Good Friday
These words are at the heart of one of British culture’s most central works, the “Messiah”, written some 300 years ago by the German composer Handel. Radio 4’s Today programme featured a piece on the “Messiah” this morning, which took me back to times I’ve heard it, and even sung parts in a choir myself. Although I’m not a Christian, by either birth or choice, I was deeply moved by these words today, on Good Friday, the traditional day of Christ’s crucifixion. I encourage you to take a few minutes to listen to it yourself.
Every religion has its particular quality, its gift to the world and, whatever else it has done for good or ill, Christianity is about this moment: Christ on the cross, God suffering.
We have all felt “despised, rejected of men”. We could all speak of ourselves as a man, or woman, or sorrows. We are all, very much, acquainted with grief. In that hour of despair, fear and grief, we feel ourselves to be not only suffering, but also utterly alone, friendless, hated, despised. Whatever it is that we hold sacred and precious, we are in that moment so estranged from it, so vile and abject, that it would be accurate to say, this is hell.
Here, in beautiful and heartbreaking music, we learn that Jesus Christ, the incarnation of the divine on earth, suffered just as we do. He cried out on the cross to God, “why have you forsaken me?”
This is the essential point of this myth: He was not pretending to suffer, and nor do we.
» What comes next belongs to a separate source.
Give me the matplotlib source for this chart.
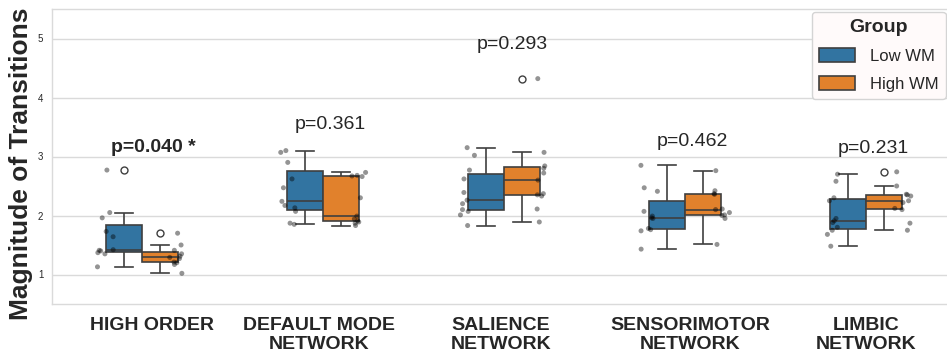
import numpy as np
import pandas as pd
import matplotlib
matplotlib.use("Agg")
import matplotlib.pyplot as plt
import matplotlib.transforms as mtransforms
import seaborn as sns
from matplotlib.patches import Patch

# ---- data ----
networks = ["HIGH ORDER", "DEFAULT MODE\nNETWORK", "SALIENCE\nNETWORK",
            "SENSORIMOTOR\nNETWORK", "LIMBIC\nNETWORK"]
groups = ["Low WM", "High WM"]

low_high_order = [2.77, 2.05, 1.96, 1.73, 1.64, 1.42, 1.41, 1.40, 1.37, 1.35, 1.13]
high_high_order = [1.70, 1.50, 1.41, 1.35, 1.31, 1.29, 1.27, 1.21, 1.20, 1.17, 1.02]

low_dmn = [3.10, 3.07, 2.90, 2.62, 2.47, 2.24, 2.17, 2.13, 2.07, 1.87, 1.85]
high_dmn = [2.73, 2.68, 2.67, 2.66, 2.30, 1.99, 1.94, 1.91, 1.89, 1.87, 1.83]

low_salience = [3.15, 3.02, 2.77, 2.62, 2.39, 2.26, 2.20, 2.10, 2.07, 2.01, 1.83]
high_salience = [4.32, 3.07, 2.84, 2.80, 2.72, 2.60, 2.37, 2.35, 2.33, 2.11, 1.89]

low_smn = [2.85, 2.47, 2.41, 2.07, 1.99, 1.96, 1.95, 1.78, 1.76, 1.74, 1.43]
high_smn = [2.76, 2.42, 2.37, 2.36, 2.11, 2.10, 2.05, 2.01, 2.00, 1.95, 1.51]

low_limbic = [2.70, 2.58, 2.30, 2.25, 1.95, 1.91, 1.88, 1.80, 1.75, 1.68, 1.48]
high_limbic = [2.74, 2.50, 2.36, 2.35, 2.33, 2.25, 2.22, 2.12, 2.10, 1.87, 1.75]

p_texts = ["p=0.040 *", "p=0.361", "p=0.293", "p=0.462", "p=0.231"]
p_bold = [True, False, False, False, False]

low_values = [low_high_order, low_dmn, low_salience, low_smn, low_limbic]
high_values = [high_high_order, high_dmn, high_salience, high_smn, high_limbic]

rows = []
for net, lo, hi in zip(networks, low_values, high_values):
    rows += [(net, groups[0], v) for v in lo]
    rows += [(net, groups[1], v) for v in hi]
df = pd.DataFrame(rows, columns=["Network", "Group", "Value"])

# ---- styling ----
plt.rcParams["font.family"] = ["Liberation Sans", "DejaVu Sans"]
text_color = "#262626"
grid_color = "#dadada"
base_colors = {"Low WM": "#1f77b4", "High WM": "#ff7f0e"}
box_colors = {k: sns.desaturate(c, 0.75) for k, c in base_colors.items()}
line_color = "#3f3f3f"

fig = plt.figure(figsize=(9.47, 3.53), dpi=100)
W, H = 947, 353
ax = fig.add_axes([51.7 / W, 49 / H, 904.8 / W, 295 / H])

sns.boxplot(data=df, x="Network", y="Value", hue="Group", order=networks,
            hue_order=groups, palette=base_colors, width=0.4, linewidth=1.2,
            fliersize=5, ax=ax, legend=False)
np.random.seed(3)
sns.stripplot(data=df, x="Network", y="Value", hue="Group", order=networks,
              hue_order=groups, dodge=True, palette={g: "black" for g in groups},
              alpha=0.42, size=3.6, jitter=True, ax=ax, legend=False, zorder=5)

ax.set_xlim(-0.5, 4.5)
ax.set_ylim(0.5, 5.5)
ax.set_yticks([1, 2, 3, 4, 5])
ax.set_xlabel("")
ax.set_ylabel("Magnitude of Transitions", fontsize=19, fontweight="bold",
              color=text_color)
ax.yaxis.set_label_coords(-0.0205, 0.4746)
ax.grid(axis="y", color=grid_color, linewidth=1)
ax.grid(axis="x", visible=False)
ax.set_axisbelow(True)
for s in ax.spines.values():
    s.set_color(grid_color)
    s.set_linewidth(1)
ax.tick_params(axis="x", length=0, pad=9, labelsize=14, labelcolor=text_color)
ax.tick_params(axis="y", length=0, pad=6, labelsize=7, labelcolor=text_color)

# small horizontal nudges of the category labels (pixels) to match the reference
label_dx_px = [9.5, -4.5, -3, 5, 0]
for lab, dx in zip(ax.get_xticklabels(), label_dx_px):
    lab.set_fontweight("bold")
    lab.set_linespacing(1.2)
    lab.set_transform(lab.get_transform() +
                      mtransforms.ScaledTranslation(dx / 100, 0, fig.dpi_scale_trans))

# p-value annotations
p_x = [0.063, 1.040, 2.044, 3.041, 4.039]
p_y = [3.07, 3.46, 4.83, 3.18, 3.06]
for x, y, t, b in zip(p_x, p_y, p_texts, p_bold):
    ax.text(x, y, t, ha="center", va="baseline", fontsize=14,
            fontweight="bold" if b else "normal", color=text_color)

handles = [Patch(facecolor=box_colors[g], edgecolor=line_color, linewidth=1.2, label=g)
           for g in groups]
leg = ax.legend(handles=handles, title="Group", loc="upper left",
                bbox_to_anchor=(812 / W, 1 - 12 / H), bbox_transform=fig.transFigure,
                borderaxespad=0, fontsize=12, title_fontproperties={"weight": "bold", "size": 14},
                handlelength=2.2, handleheight=0.9, handletextpad=0.9,
                labelspacing=0.75, frameon=True, fancybox=True, framealpha=1)
leg.get_frame().set_facecolor("#fffafa")
leg.get_frame().set_edgecolor("#d4d4d4")
for t in leg.get_texts():
    t.set_color(text_color)
leg.get_title().set_color(text_color)

fig.savefig("out.png", dpi=100)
The truth is that, in the words of the novelist Saul Bellow, “there is a darkness”. And that’s why Christ is important – if he is – not as an image of cosy kindness, but of utter lostness, rejection, abandonment. Only if God’s grace can encompass the very worst, can we – or should we – believe in it. No healing, or salvation, that bypasses the depths of the pit of shame is worth consideration.
All that is left to us in the deepest terror is, perhaps, beauty. And that is why a piece of music such as this is necessary. It offers a consolation – the only genuine consolation that there can be – that when we come to the worst, we are not alone.